→ **What the task asks**
Every line below is to be copied exactly, with the pictures left out.

Charts and diagrams as code
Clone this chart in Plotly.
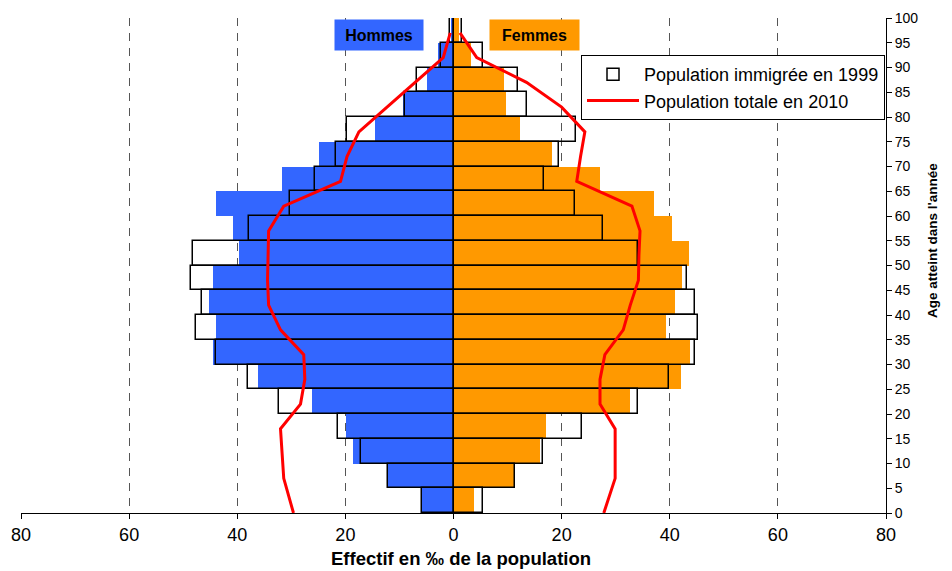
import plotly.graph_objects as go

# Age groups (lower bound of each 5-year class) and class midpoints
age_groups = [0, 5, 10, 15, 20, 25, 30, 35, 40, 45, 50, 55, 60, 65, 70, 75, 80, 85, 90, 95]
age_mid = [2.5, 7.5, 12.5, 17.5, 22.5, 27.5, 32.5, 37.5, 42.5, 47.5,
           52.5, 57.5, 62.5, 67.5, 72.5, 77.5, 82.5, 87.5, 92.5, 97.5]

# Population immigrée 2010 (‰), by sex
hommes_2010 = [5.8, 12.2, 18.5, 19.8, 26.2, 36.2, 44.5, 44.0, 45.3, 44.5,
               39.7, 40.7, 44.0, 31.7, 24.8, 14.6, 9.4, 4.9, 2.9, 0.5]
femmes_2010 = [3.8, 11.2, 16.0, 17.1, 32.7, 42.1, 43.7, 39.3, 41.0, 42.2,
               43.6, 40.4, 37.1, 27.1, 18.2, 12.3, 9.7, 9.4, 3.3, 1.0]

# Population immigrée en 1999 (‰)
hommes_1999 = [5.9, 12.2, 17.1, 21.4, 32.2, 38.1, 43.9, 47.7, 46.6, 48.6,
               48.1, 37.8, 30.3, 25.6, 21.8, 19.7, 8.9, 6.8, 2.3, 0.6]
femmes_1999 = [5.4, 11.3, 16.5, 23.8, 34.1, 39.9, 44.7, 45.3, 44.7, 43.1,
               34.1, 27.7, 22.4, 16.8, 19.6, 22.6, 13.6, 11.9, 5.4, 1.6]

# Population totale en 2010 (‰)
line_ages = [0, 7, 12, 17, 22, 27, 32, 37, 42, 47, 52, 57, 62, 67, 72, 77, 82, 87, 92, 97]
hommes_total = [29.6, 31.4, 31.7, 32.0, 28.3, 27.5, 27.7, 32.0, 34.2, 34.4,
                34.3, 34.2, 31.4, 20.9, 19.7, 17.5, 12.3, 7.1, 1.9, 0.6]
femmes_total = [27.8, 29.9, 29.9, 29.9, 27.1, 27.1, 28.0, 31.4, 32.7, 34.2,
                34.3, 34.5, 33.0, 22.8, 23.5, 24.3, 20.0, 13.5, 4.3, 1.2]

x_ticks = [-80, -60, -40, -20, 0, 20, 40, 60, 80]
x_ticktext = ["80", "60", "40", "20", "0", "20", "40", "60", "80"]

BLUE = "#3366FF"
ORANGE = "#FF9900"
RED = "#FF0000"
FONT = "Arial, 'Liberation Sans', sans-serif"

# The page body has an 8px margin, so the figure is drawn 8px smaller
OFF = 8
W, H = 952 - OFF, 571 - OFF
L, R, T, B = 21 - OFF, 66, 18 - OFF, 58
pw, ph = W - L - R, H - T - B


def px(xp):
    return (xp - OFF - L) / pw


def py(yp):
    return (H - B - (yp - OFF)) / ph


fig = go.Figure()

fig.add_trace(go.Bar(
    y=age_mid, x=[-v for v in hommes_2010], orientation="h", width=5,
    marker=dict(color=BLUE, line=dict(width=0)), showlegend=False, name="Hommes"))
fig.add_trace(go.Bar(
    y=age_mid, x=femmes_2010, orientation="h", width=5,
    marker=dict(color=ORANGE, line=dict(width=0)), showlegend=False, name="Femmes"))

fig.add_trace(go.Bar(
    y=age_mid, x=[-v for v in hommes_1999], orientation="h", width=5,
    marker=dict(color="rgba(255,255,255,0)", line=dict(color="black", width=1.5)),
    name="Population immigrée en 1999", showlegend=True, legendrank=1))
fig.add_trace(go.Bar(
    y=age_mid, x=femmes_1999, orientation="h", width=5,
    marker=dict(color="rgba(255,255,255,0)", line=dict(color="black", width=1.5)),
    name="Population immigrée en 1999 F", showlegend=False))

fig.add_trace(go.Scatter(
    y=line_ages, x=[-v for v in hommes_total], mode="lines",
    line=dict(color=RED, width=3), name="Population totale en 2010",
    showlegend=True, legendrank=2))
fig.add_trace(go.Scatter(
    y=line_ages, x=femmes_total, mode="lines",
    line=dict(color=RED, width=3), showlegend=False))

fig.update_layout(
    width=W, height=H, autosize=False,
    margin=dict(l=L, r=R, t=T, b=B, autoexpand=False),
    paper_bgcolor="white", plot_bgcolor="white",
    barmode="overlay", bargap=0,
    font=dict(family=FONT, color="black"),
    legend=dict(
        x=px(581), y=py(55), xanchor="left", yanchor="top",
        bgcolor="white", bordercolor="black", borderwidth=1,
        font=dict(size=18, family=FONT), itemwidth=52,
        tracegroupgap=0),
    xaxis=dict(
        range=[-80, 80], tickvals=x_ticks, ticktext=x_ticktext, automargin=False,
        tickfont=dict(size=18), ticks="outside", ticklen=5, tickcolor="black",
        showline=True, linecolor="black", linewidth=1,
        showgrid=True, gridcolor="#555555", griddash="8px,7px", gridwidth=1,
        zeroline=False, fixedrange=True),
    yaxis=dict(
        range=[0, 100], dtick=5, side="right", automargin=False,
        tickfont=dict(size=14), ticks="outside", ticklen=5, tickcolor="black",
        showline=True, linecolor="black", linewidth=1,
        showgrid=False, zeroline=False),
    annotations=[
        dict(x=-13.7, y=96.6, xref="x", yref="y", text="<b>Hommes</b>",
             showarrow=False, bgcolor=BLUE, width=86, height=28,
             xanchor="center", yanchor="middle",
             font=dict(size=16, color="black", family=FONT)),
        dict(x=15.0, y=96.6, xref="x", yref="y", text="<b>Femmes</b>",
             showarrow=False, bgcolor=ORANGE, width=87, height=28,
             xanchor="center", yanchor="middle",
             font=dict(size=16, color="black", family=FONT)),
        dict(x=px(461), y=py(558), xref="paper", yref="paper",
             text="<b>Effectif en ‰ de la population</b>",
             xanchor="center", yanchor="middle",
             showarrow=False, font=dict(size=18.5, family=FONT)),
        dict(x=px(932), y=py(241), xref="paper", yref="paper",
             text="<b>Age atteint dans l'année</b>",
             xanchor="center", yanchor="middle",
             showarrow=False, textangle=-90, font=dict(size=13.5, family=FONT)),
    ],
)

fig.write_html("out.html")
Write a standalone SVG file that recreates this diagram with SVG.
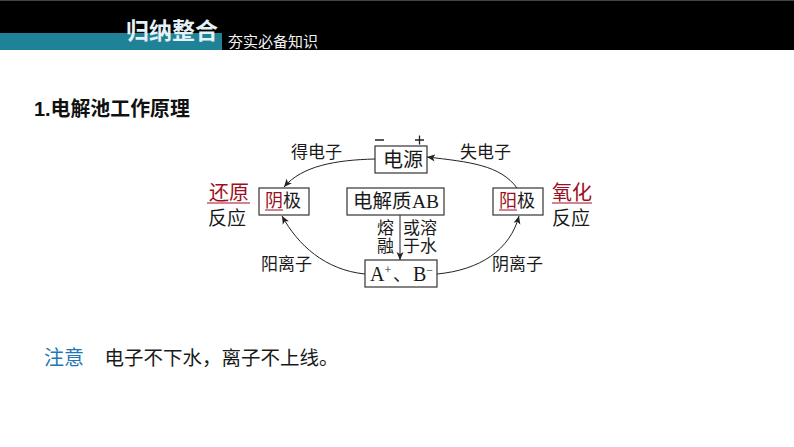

→ **Result of the task**
Clone this chart in Plotly.
import plotly.graph_objects as go

# Age groups (lower bound of each 5-year class) and class midpoints
age_groups = [0, 5, 10, 15, 20, 25, 30, 35, 40, 45, 50, 55, 60, 65, 70, 75, 80, 85, 90, 95]
age_mid = [2.5, 7.5, 12.5, 17.5, 22.5, 27.5, 32.5, 37.5, 42.5, 47.5,
           52.5, 57.5, 62.5, 67.5, 72.5, 77.5, 82.5, 87.5, 92.5, 97.5]

# Population immigrée 2010 (‰), by sex
hommes_2010 = [5.8, 12.2, 18.5, 19.8, 26.2, 36.2, 44.5, 44.0, 45.3, 44.5,
               39.7, 40.7, 44.0, 31.7, 24.8, 14.6, 9.4, 4.9, 2.9, 0.5]
femmes_2010 = [3.8, 11.2, 16.0, 17.1, 32.7, 42.1, 43.7, 39.3, 41.0, 42.2,
               43.6, 40.4, 37.1, 27.1, 18.2, 12.3, 9.7, 9.4, 3.3, 1.0]

# Population immigrée en 1999 (‰)
hommes_1999 = [5.9, 12.2, 17.1, 21.4, 32.2, 38.1, 43.9, 47.7, 46.6, 48.6,
               48.1, 37.8, 30.3, 25.6, 21.8, 19.7, 8.9, 6.8, 2.3, 0.6]
femmes_1999 = [5.4, 11.3, 16.5, 23.8, 34.1, 39.9, 44.7, 45.3, 44.7, 43.1,
               34.1, 27.7, 22.4, 16.8, 19.6, 22.6, 13.6, 11.9, 5.4, 1.6]

# Population totale en 2010 (‰)
line_ages = [0, 7, 12, 17, 22, 27, 32, 37, 42, 47, 52, 57, 62, 67, 72, 77, 82, 87, 92, 97]
hommes_total = [29.6, 31.4, 31.7, 32.0, 28.3, 27.5, 27.7, 32.0, 34.2, 34.4,
                34.3, 34.2, 31.4, 20.9, 19.7, 17.5, 12.3, 7.1, 1.9, 0.6]
femmes_total = [27.8, 29.9, 29.9, 29.9, 27.1, 27.1, 28.0, 31.4, 32.7, 34.2,
                34.3, 34.5, 33.0, 22.8, 23.5, 24.3, 20.0, 13.5, 4.3, 1.2]

x_ticks = [-80, -60, -40, -20, 0, 20, 40, 60, 80]
x_ticktext = ["80", "60", "40", "20", "0", "20", "40", "60", "80"]

BLUE = "#3366FF"
ORANGE = "#FF9900"
RED = "#FF0000"
FONT = "Arial, 'Liberation Sans', sans-serif"

# The page body has an 8px margin, so the figure is drawn 8px smaller
OFF = 8
W, H = 952 - OFF, 571 - OFF
L, R, T, B = 21 - OFF, 66, 18 - OFF, 58
pw, ph = W - L - R, H - T - B


def px(xp):
    return (xp - OFF - L) / pw


def py(yp):
    return (H - B - (yp - OFF)) / ph


fig = go.Figure()

fig.add_trace(go.Bar(
    y=age_mid, x=[-v for v in hommes_2010], orientation="h", width=5,
    marker=dict(color=BLUE, line=dict(width=0)), showlegend=False, name="Hommes"))
fig.add_trace(go.Bar(
    y=age_mid, x=femmes_2010, orientation="h", width=5,
    marker=dict(color=ORANGE, line=dict(width=0)), showlegend=False, name="Femmes"))

fig.add_trace(go.Bar(
    y=age_mid, x=[-v for v in hommes_1999], orientation="h", width=5,
    marker=dict(color="rgba(255,255,255,0)", line=dict(color="black", width=1.5)),
    name="Population immigrée en 1999", showlegend=True, legendrank=1))
fig.add_trace(go.Bar(
    y=age_mid, x=femmes_1999, orientation="h", width=5,
    marker=dict(color="rgba(255,255,255,0)", line=dict(color="black", width=1.5)),
    name="Population immigrée en 1999 F", showlegend=False))

fig.add_trace(go.Scatter(
    y=line_ages, x=[-v for v in hommes_total], mode="lines",
    line=dict(color=RED, width=3), name="Population totale en 2010",
    showlegend=True, legendrank=2))
fig.add_trace(go.Scatter(
    y=line_ages, x=femmes_total, mode="lines",
    line=dict(color=RED, width=3), showlegend=False))

fig.update_layout(
    width=W, height=H, autosize=False,
    margin=dict(l=L, r=R, t=T, b=B, autoexpand=False),
    paper_bgcolor="white", plot_bgcolor="white",
    barmode="overlay", bargap=0,
    font=dict(family=FONT, color="black"),
    legend=dict(
        x=px(581), y=py(55), xanchor="left", yanchor="top",
        bgcolor="white", bordercolor="black", borderwidth=1,
        font=dict(size=18, family=FONT), itemwidth=52,
        tracegroupgap=0),
    xaxis=dict(
        range=[-80, 80], tickvals=x_ticks, ticktext=x_ticktext, automargin=False,
        tickfont=dict(size=18), ticks="outside", ticklen=5, tickcolor="black",
        showline=True, linecolor="black", linewidth=1,
        showgrid=True, gridcolor="#555555", griddash="8px,7px", gridwidth=1,
        zeroline=False, fixedrange=True),
    yaxis=dict(
        range=[0, 100], dtick=5, side="right", automargin=False,
        tickfont=dict(size=14), ticks="outside", ticklen=5, tickcolor="black",
        showline=True, linecolor="black", linewidth=1,
        showgrid=False, zeroline=False),
    annotations=[
        dict(x=-13.7, y=96.6, xref="x", yref="y", text="<b>Hommes</b>",
             showarrow=False, bgcolor=BLUE, width=86, height=28,
             xanchor="center", yanchor="middle",
             font=dict(size=16, color="black", family=FONT)),
        dict(x=15.0, y=96.6, xref="x", yref="y", text="<b>Femmes</b>",
             showarrow=False, bgcolor=ORANGE, width=87, height=28,
             xanchor="center", yanchor="middle",
             font=dict(size=16, color="black", family=FONT)),
        dict(x=px(461), y=py(558), xref="paper", yref="paper",
             text="<b>Effectif en ‰ de la population</b>",
             xanchor="center", yanchor="middle",
             showarrow=False, font=dict(size=18.5, family=FONT)),
        dict(x=px(932), y=py(241), xref="paper", yref="paper",
             text="<b>Age atteint dans l'année</b>",
             xanchor="center", yanchor="middle",
             showarrow=False, textangle=-90, font=dict(size=13.5, family=FONT)),
    ],
)

fig.write_html("out.html")
Write a standalone SVG file that recreates this diagram with SVG.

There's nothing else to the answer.